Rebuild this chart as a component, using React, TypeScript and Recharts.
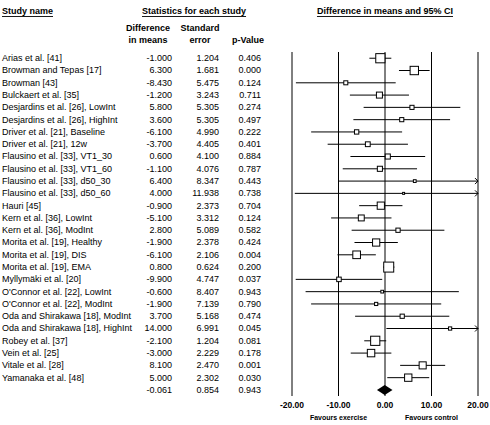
import { BarChart, Bar, XAxis, YAxis, CartesianGrid } from "recharts";

const FONT = '"Liberation Sans", Arial, sans-serif';

// study rows, top to bottom
const studyNames = [
  "Arias et al. [41]",
  "Browman and Tepas [17]",
  "Browman [43]",
  "Bulckaert et al. [35]",
  "Desjardins et al. [26], LowInt",
  "Desjardins et al. [26], HighInt",
  "Driver et al. [21], Baseline",
  "Driver et al. [21], 12w",
  "Flausino et al. [33], VT1_30",
  "Flausino et al. [33], VT1_60",
  "Flausino et al. [33], d50_30",
  "Flausino et al. [33], d50_60",
  "Hauri [45]",
  "Kern et al. [36], LowInt",
  "Kern et al. [36], ModInt",
  "Morita et al. [19], Healthy",
  "Morita et al. [19], DIS",
  "Morita et al. [19], EMA",
  "Myllymäki et al. [20]",
  "O'Connor et al. [22], LowInt",
  "O'Connor et al. [22], ModInt",
  "Oda and Shirakawa [18], ModInt",
  "Oda and Shirakawa [18], HighInt",
  "Robey et al. [37]",
  "Vein et al. [25]",
  "Vitale et al. [28]",
  "Yamanaka et al. [48]",
];
const meanDiffs = [
  -1.0, 6.3, -8.43, -1.2, 5.8, 3.6, -6.1, -3.7, 0.6, -1.1, 6.4, 4.0, -0.9, -5.1,
  2.8, -1.9, -6.1, 0.8, -9.9, -0.6, -1.9, 3.7, 14.0, -2.1, -3.0, 8.1, 5.0,
];
const stdErrors = [
  1.204, 1.681, 5.475, 3.243, 5.305, 5.305, 4.99, 4.405, 4.1, 4.076, 8.347,
  11.938, 2.373, 3.312, 5.089, 2.378, 2.106, 0.624, 4.747, 8.407, 7.139, 5.168,
  6.991, 1.204, 2.229, 2.47, 2.302,
];
const pValues = [
  "0.406", "0.000", "0.124", "0.711", "0.274", "0.497", "0.222", "0.401",
  "0.884", "0.787", "0.443", "0.738", "0.704", "0.124", "0.582", "0.424",
  "0.004", "0.200", "0.037", "0.943", "0.790", "0.474", "0.045", "0.081",
  "0.178", "0.001", "0.030",
];
const summaryMean = -0.061;
const summarySe = 0.854;
const summaryP = "0.943";

const axisTicks = [-20, -10, 0, 10, 20];
const axisMin = -20;
const axisMax = 20;

// box side grows with (random-effects style) weight
const TAU2 = 5.3;
const maxWeight = Math.max(...stdErrors.map((s) => 1 / (s * s + TAU2)));
const boxSize = (se: number) => 10 * Math.sqrt(1 / (se * se + TAU2) / maxWeight);

type Row = {
  key: string;
  name: string;
  mean: number;
  se: number;
  p: string;
  ci: [number, number];
  overRight: boolean;
  summary: boolean;
};

const makeRow = (i: number, name: string, mean: number, se: number, p: string, summary: boolean): Row => {
  const lo = mean - 1.96 * se;
  const hi = mean + 1.96 * se;
  return {
    key: "r" + i,
    name,
    mean,
    se,
    p,
    ci: [Math.max(lo, axisMin), Math.min(hi, axisMax)],
    overRight: hi > axisMax,
    summary,
  };
};

const rows: Row[] = [
  ...studyNames.map((n, i) => makeRow(i, n, meanDiffs[i], stdErrors[i], pValues[i], false)),
  makeRow(studyNames.length, "", summaryMean, summarySe, summaryP, true),
];

const ForestMark = (props: any) => {
  const { x, y, width, height, payload } = props;
  const row = payload as Row;
  const cy = y + height / 2;
  const perUnit = width / (row.ci[1] - row.ci[0]);
  const cx = x + (row.mean - row.ci[0]) * perUnit;
  if (row.summary) {
    const h = 5;
    return (
      <polygon
        points={`${x},${cy} ${cx},${cy - h} ${x + width},${cy} ${cx},${cy + h}`}
        fill="#000"
      />
    );
  }
  const s = boxSize(row.se);
  const tip = x + width;
  return (
    <g>
      <line x1={x} x2={tip} y1={cy} y2={cy} stroke="#000" strokeWidth={1} />
      {row.overRight && (
        <polyline
          points={`${tip - 3},${cy - 3} ${tip},${cy} ${tip - 3},${cy + 3}`}
          fill="none"
          stroke="#000"
          strokeWidth={1}
        />
      )}
      <rect x={cx - s / 2} y={cy - s / 2} width={s} height={s} fill="#fff" stroke="#000" strokeWidth={1} />
    </g>
  );
};

const TableTick = (props: any) => {
  const { y, payload } = props;
  const row = rows.find((r) => r.key === payload.value);
  if (!row) return null;
  const common = { y, fontSize: 9, fontFamily: FONT, fill: "#000", dominantBaseline: "central" as const };
  return (
    <g>
      <text {...common} x={2}>{row.name}</text>
      <text {...common} x={172} textAnchor="end">{row.mean.toFixed(3)}</text>
      <text {...common} x={219} textAnchor="end">{row.se.toFixed(3)}</text>
      <text {...common} x={261} textAnchor="end">{row.p}</text>
    </g>
  );
};

const AxisTick = (props: any) => {
  const { x, y, payload } = props;
  const v = payload.value as number;
  const favour = v === -10 ? "Favours exercise" : v === 10 ? "Favours control" : null;
  return (
    <g fontFamily={FONT} fontWeight="bold" fill="#000">
      <text x={x} y={y} dy={1} fontSize={8.5} textAnchor="middle" dominantBaseline="central">
        {v.toFixed(2)}
      </text>
      {favour && (
        <text x={x} y={y} dy={13.5} fontSize={7} textAnchor="middle" dominantBaseline="central">
          {favour}
        </text>
      )}
    </g>
  );
};

const Headers = () => {
  const t = { fontFamily: FONT, fontSize: 9, fontWeight: "bold" as const, fill: "#000", dominantBaseline: "central" as const };
  return (
    <svg width={490} height={50} style={{ position: "absolute", left: 0, top: 0, pointerEvents: "none" }}>
      <text {...t} x={2} y={11} textDecoration="underline">Study name</text>
      <text {...t} x={142} y={11} textDecoration="underline">Statistics for each study</text>
      <text {...t} x={385} y={11} textAnchor="middle" textDecoration="underline">
        Difference in means and 95% CI
      </text>
      <text {...t} x={148} y={28} textAnchor="middle">Difference</text>
      <text {...t} x={148} y={40} textAnchor="middle">in means</text>
      <text {...t} x={200} y={28} textAnchor="middle">Standard</text>
      <text {...t} x={200} y={40} textAnchor="middle">error</text>
      <text {...t} x={248} y={40} textAnchor="middle">p-Value</text>
    </svg>
  );
};

export default function App() {
  return (
    <div style={{ position: "relative", width: 490, height: 425, background: "#fff" }}>
      <style>{`body{margin:0}`}</style>
      <BarChart
        width={490}
        height={425}
        data={rows}
        layout="vertical"
        margin={{ top: 52, right: 12, bottom: 0, left: 0 }}
        barCategoryGap="10%"
      >
        <CartesianGrid horizontal={false} stroke="#000" />
        <XAxis
          type="number"
          domain={[axisMin, axisMax]}
          ticks={axisTicks}
          axisLine={false}
          tickLine={false}
          height={29}
          tick={<AxisTick />}
        />
        <YAxis
          type="category"
          dataKey="key"
          width={292}
          axisLine={false}
          tickLine={false}
          interval={0}
          tick={<TableTick />}
        />
        <Bar dataKey="ci" shape={(p: any) => <ForestMark {...p} />} isAnimationActive={false} />
      </BarChart>
      <Headers />
    </div>
  );
}
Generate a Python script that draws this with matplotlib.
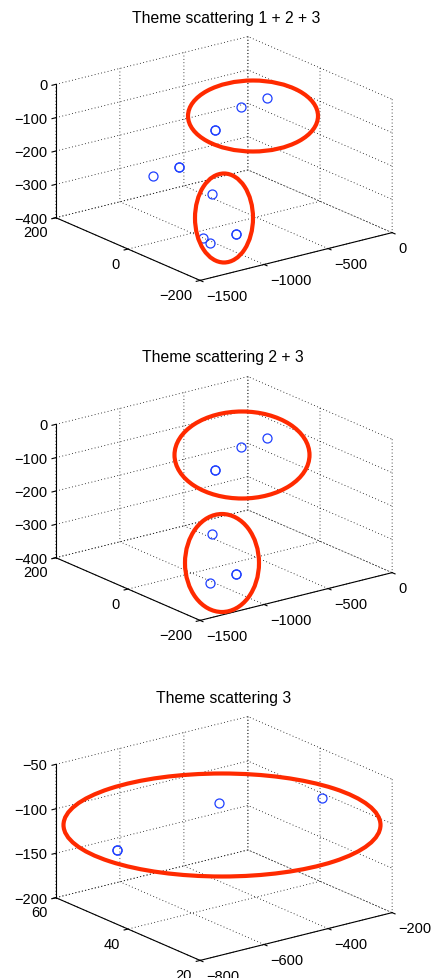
import matplotlib
matplotlib.use("Agg")
import matplotlib.pyplot as plt
from matplotlib.patches import Ellipse

plt.rcParams["font.family"] = ["Liberation Sans", "DejaVu Sans"]
plt.rcParams["font.size"] = 10.5
plt.rcParams["grid.color"] = "k"
plt.rcParams["grid.linestyle"] = (0, (1, 3))
plt.rcParams["grid.linewidth"] = 0.6

# point coordinates per theme (repeated entries = coinciding points)
theme1_x = [-879, -879, -1147, -1034]
theme1_y = [78, 78, 55, -43]
theme1_z = [-250, -250, -240, -390]

theme2_x = [-830, -940, -940, -1095]
theme2_y = [5, -100, -100, -84]
theme2_z = [-300, -360, -360, -380]

theme3_x = [-665, -665, -503, -340]
theme3_y = [55, 55, 41, 27]
theme3_z = [-150, -150, -87, -71]

titles = ["Theme scattering 1 + 2 + 3", "Theme scattering 2 + 3", "Theme scattering 3"]

W, H = 435, 979
fig = plt.figure(figsize=(W / 100, H / 100), dpi=100)

S = 320
BLUE = (0.12, 0.25, 1.0)
RED = "#ff2a00"


def make_axes(cy, xlim, ylim, zlim, xticks, yticks, zticks):
    cx = 224
    left = cx - 0.5135 * S
    top = cy - 0.4865 * S
    ax = fig.add_axes([left / W, 1 - (top + S) / H, S / W, S / H],
                      projection="3d", proj_type="ortho")
    ax.view_init(elev=19.2, azim=-127.1)
    ax.set_box_aspect((242, 240.3, 141.9), zoom=356.8 / S)
    ax.set_xlim(xlim)
    ax.set_ylim(ylim)
    ax.set_zlim(zlim)
    ax.set_xticks(xticks)
    ax.set_yticks(yticks)
    ax.set_zticks(zticks)
    for a in (ax.xaxis, ax.yaxis, ax.zaxis):
        a.set_pane_color((1, 1, 1, 0))
        a.line.set_color("k")
        a.line.set_linewidth(0.8)
        a._axinfo["tick"]["inward_factor"] = 0.25
        a._axinfo["tick"]["outward_factor"] = 0.0
    ax.tick_params(axis="x", pad=-3)
    ax.tick_params(axis="y", pad=-3)
    ax.tick_params(axis="z", pad=-5)
    plt.setp(ax.get_xticklabels(), ha="left")
    plt.setp(ax.get_yticklabels(), ha="right")
    plt.setp(ax.get_zticklabels(), ha="right", va="center_baseline")
    ax.set_facecolor("none")
    return ax


def scatter(ax, xs, ys, zs):
    ax.plot(xs, ys, zs, "o", ms=6.5, mfc="none", mec=BLUE, mew=0.9)


def ring(cx, cy, w, h):
    fig.add_artist(Ellipse((cx / W, 1 - cy / H), w / W, h / H,
                           transform=fig.transFigure, fill=False,
                           ec=RED, lw=3.0, zorder=10))


# panel 1
ax1 = make_axes(159.5, (-1500, 0), (-200, 200), (-400, 0),
                [-1500, -1000, -500, 0], [-200, 0, 200], [-400, -300, -200, -100, 0])
scatter(ax1, theme1_x + theme2_x + theme3_x, theme1_y + theme2_y + theme3_y,
        theme1_z + theme2_z + theme3_z)
fig.text(226 / W, 1 - 18 / H, titles[0], ha="center", va="center", fontsize=11.3)
ring(253, 117, 130, 71)
ring(224, 219, 58, 89)

# panel 2
ax2 = make_axes(499.5, (-1500, 0), (-200, 200), (-400, 0),
                [-1500, -1000, -500, 0], [-200, 0, 200], [-400, -300, -200, -100, 0])
scatter(ax2, theme2_x + theme3_x, theme2_y + theme3_y, theme2_z + theme3_z)
fig.text(223 / W, 1 - 358 / H, titles[1], ha="center", va="center", fontsize=11.3)
ring(242, 456, 135, 87)
ring(222, 564, 74, 98)

# panel 3
ax3 = make_axes(839.5, (-800, -200), (20, 60), (-200, -50),
                [-800, -600, -400, -200], [20, 40, 60], [-200, -150, -100, -50])
scatter(ax3, theme3_x, theme3_y, theme3_z)
fig.text(224 / W, 1 - 698 / H, titles[2], ha="center", va="center", fontsize=11.3)
ring(222, 826, 317, 103)

fig.savefig("out.png", dpi=100)
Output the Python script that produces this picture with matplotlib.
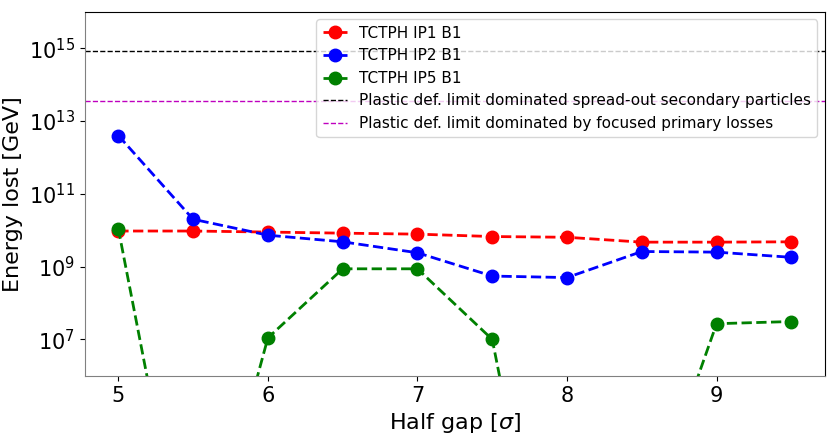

#####

_OBJECTIVE_. Make an exact copy of the lines from the one with "Generate a Python" through the one with "from matplotlib.patches import Ellipse", both ends in, and nothing else. Drop every picture.

_FINAL RESULT_.
Generate a Python script that draws this with matplotlib.
import matplotlib
matplotlib.use("Agg")
import matplotlib.pyplot as plt
from matplotlib.patches import Ellipse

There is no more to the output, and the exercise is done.